● Direction
Copy the data that follows exactly. Include no pictures.

● Available data
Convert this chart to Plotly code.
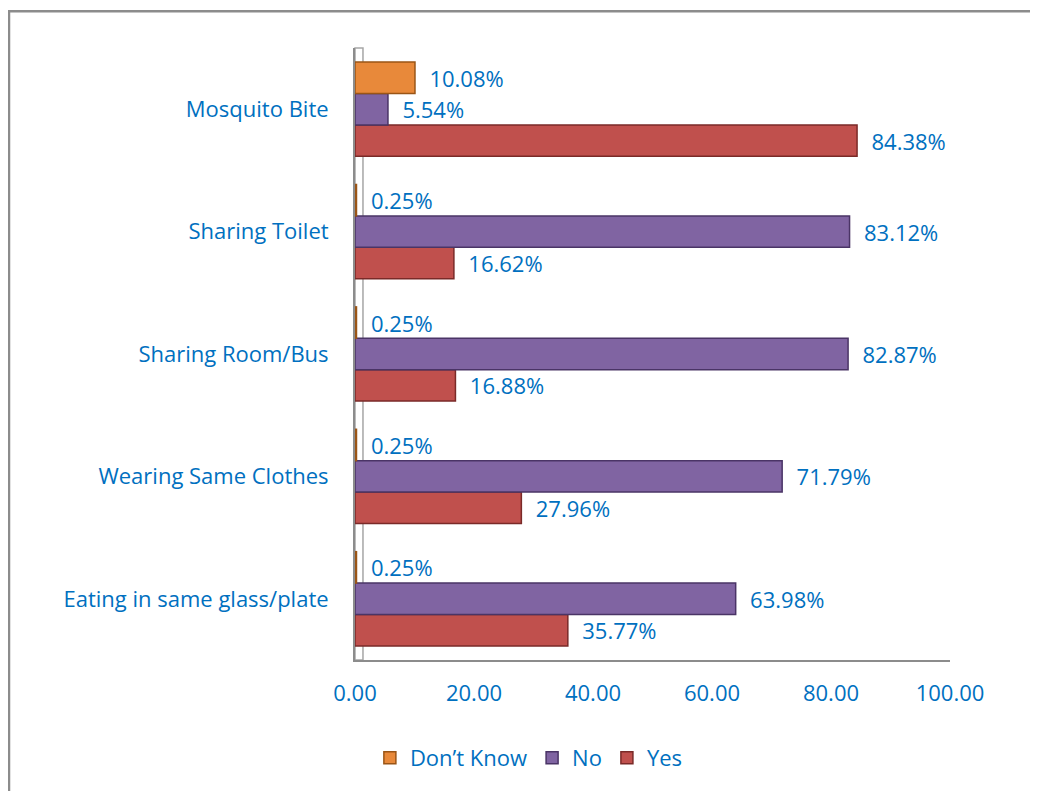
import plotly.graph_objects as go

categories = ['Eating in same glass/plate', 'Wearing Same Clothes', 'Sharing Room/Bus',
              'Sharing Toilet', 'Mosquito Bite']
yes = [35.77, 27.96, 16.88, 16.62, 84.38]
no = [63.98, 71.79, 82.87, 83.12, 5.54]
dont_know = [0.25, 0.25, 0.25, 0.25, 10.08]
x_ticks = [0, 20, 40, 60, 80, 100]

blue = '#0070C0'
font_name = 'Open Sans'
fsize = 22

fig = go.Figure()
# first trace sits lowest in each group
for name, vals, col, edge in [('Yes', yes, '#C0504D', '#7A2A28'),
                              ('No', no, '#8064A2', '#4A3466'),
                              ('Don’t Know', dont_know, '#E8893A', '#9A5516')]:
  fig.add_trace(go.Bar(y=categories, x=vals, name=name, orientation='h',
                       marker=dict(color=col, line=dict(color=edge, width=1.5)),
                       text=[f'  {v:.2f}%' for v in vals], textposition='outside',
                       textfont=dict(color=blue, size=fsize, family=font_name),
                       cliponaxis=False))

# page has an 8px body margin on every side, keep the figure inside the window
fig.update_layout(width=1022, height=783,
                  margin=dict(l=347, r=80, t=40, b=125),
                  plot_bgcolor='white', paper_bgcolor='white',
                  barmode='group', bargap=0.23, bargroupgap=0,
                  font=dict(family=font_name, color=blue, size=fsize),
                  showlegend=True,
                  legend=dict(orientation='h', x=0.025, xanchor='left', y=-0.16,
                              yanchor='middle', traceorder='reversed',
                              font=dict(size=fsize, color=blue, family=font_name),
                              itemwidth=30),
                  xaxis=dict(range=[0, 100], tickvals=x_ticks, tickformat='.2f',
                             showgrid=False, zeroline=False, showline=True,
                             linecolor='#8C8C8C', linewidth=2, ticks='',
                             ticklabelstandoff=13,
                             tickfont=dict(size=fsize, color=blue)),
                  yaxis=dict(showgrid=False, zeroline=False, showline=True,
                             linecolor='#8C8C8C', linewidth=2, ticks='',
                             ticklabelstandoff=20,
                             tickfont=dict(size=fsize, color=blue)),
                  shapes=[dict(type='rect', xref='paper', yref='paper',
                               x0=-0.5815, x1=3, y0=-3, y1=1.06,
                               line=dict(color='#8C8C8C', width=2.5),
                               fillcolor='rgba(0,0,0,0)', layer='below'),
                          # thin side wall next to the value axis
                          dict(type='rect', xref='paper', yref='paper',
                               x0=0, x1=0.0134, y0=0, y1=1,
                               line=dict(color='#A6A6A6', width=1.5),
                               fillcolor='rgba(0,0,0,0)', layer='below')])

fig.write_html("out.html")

● Task solution
Convert this chart to Plotly code.
import plotly.graph_objects as go

categories = ['Eating in same glass/plate', 'Wearing Same Clothes', 'Sharing Room/Bus',
              'Sharing Toilet', 'Mosquito Bite']
yes = [35.77, 27.96, 16.88, 16.62, 84.38]
no = [63.98, 71.79, 82.87, 83.12, 5.54]
dont_know = [0.25, 0.25, 0.25, 0.25, 10.08]
x_ticks = [0, 20, 40, 60, 80, 100]

blue = '#0070C0'
font_name = 'Open Sans'
fsize = 22

fig = go.Figure()
# first trace sits lowest in each group
for name, vals, col, edge in [('Yes', yes, '#C0504D', '#7A2A28'),
                              ('No', no, '#8064A2', '#4A3466'),
                              ('Don’t Know', dont_know, '#E8893A', '#9A5516')]:
  fig.add_trace(go.Bar(y=categories, x=vals, name=name, orientation='h',
                       marker=dict(color=col, line=dict(color=edge, width=1.5)),
                       text=[f'  {v:.2f}%' for v in vals], textposition='outside',
                       textfont=dict(color=blue, size=fsize, family=font_name),
                       cliponaxis=False))

# page has an 8px body margin on every side, keep the figure inside the window
fig.update_layout(width=1022, height=783,
                  margin=dict(l=347, r=80, t=40, b=125),
                  plot_bgcolor='white', paper_bgcolor='white',
                  barmode='group', bargap=0.23, bargroupgap=0,
                  font=dict(family=font_name, color=blue, size=fsize),
                  showlegend=True,
                  legend=dict(orientation='h', x=0.025, xanchor='left', y=-0.16,
                              yanchor='middle', traceorder='reversed',
                              font=dict(size=fsize, color=blue, family=font_name),
                              itemwidth=30),
                  xaxis=dict(range=[0, 100], tickvals=x_ticks, tickformat='.2f',
                             showgrid=False, zeroline=False, showline=True,
                             linecolor='#8C8C8C', linewidth=2, ticks='',
                             ticklabelstandoff=13,
                             tickfont=dict(size=fsize, color=blue)),
                  yaxis=dict(showgrid=False, zeroline=False, showline=True,
                             linecolor='#8C8C8C', linewidth=2, ticks='',
                             ticklabelstandoff=20,
                             tickfont=dict(size=fsize, color=blue)),
                  shapes=[dict(type='rect', xref='paper', yref='paper',
                               x0=-0.5815, x1=3, y0=-3, y1=1.06,
                               line=dict(color='#8C8C8C', width=2.5),
                               fillcolor='rgba(0,0,0,0)', layer='below'),
                          # thin side wall next to the value axis
                          dict(type='rect', xref='paper', yref='paper',
                               x0=0, x1=0.0134, y0=0, y1=1,
                               line=dict(color='#A6A6A6', width=1.5),
                               fillcolor='rgba(0,0,0,0)', layer='below')])

fig.write_html("out.html")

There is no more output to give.